Es probable que la frigidez haya estado más difundida durante los milenios de oscurantismo patriarcal. Pero el goce femenino no ha dejado por ello de hacerse oír como ese poder absoluto de alguien que no tiene derecho, intratable, incolonizable, paria, tal vez, pero señora, sin embargo, de aquello que no se comparte y que sólo se obtiene dándolo. En tiempos de esclavitud, bajo el reinado del fetichismo, de la bandera o del dinero, esta potencia negativa (como se dice “teología negativa”) manda sin mandar. Hasta cuando son tratadas como mercancías intercambiables a discreción, aquellas por cuya gracia se actualiza esta potencia, golpeadas, veladas, a veces fetichizadas, utilizadas como un peón del simbolismo patriarcal, sin duda, no dejan de ocupar el centro del juego.

“Brecha hacia el goce”

La desfloración, acontecimiento que ha hecho correr mucha tinta, parece tener poca incidencia traumática. En la terapia, las mujeres casi nunca mencionan ese momento que, sin duda, tuvo su importancia, pero siempre menor que la del primer amor. Probablemente la pérdida de la virginidad no adquiera la dimensión de un acontecimiento, porque en realidad la virginidad nunca se pierde verdaderamente, porque la feminidad sigue siendo, a pesar de todo, impenetrable. Su continente negro se reforma a medida que es conquistado. Además, la penetración física, aun cuando provoca un placer, pasa a segundo plano detrás del descubrimiento de otro mundo, que importa más que las primeras sensaciones (que distan mucho de haber sido siempre convincentes). Cuando uno se informa de que “eso marchó muy bien” desde el principio, ignorará qué fue lo que tanto gustó. ¿El descubrimiento de otro cuerpo que goza gracias a usted? ¿El don de sí misma o el tomar al otro, o las dos cosas al mismo tiempo? ¿El orgullo de haber atravesado una prueba iniciática? ¿El placer de contar a las amigas que la cosa finalmente se ha consumado?

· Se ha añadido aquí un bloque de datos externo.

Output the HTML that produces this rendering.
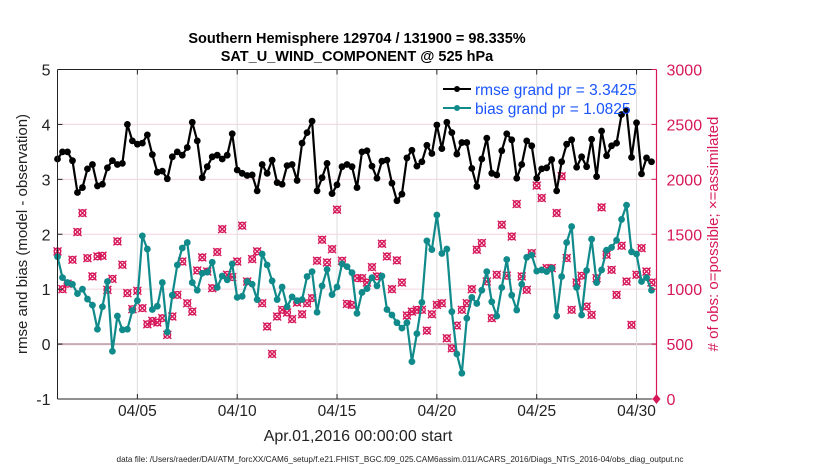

Si el primer placer aparece juntamente con cierta angustia –y hasta dolor, el dolor de la primera penetración, psíquicamente vio-lento, aun cuando sea suave–, esa angustia estará con razón aureolada de sangre. ¿Cómo podría no sorprenderla esta efracción, aun a aquella joven que la deseaba? Y esa exclamación que lanza se remonta cada vez más hasta el sonido bífido del primer grito: el desasosiego psíquico primario de la alienación unido al placer de la llamada que hace elevar la multitud de pulsiones para armar el cuerpo en su doble faz. El placer de las pulsiones contradice la angustia consentida por amor, así como el impacto de ser penetrada se olvida en la felicidad del abrazo. Si esta penetración arranca un grito de sorpresa o hasta de sufrimiento y si ese grito simula también el placer, la muchacha que lo vive creerá que lo que siente se ajusta a la normalidad de la sexualidad, cuyas descripciones conoce o a la cual ha asistido. Sin embargo, esa simulación se desencadena como un reflejo y, aun cuando no la acompañe ningún placer, su emoción abre una brecha hacia el goce. El primer grito de placer se funda en el de un dolor: resuena como el eco de otros gritos oídos en el pasado.

* Miembro de Espace Analytique y cofundador de la Fondation Européenne pour la Psychanalyse. Texto extractado de ¿Qué quiere decir “hacer” el amor?, que distribuye en estos días Paidós.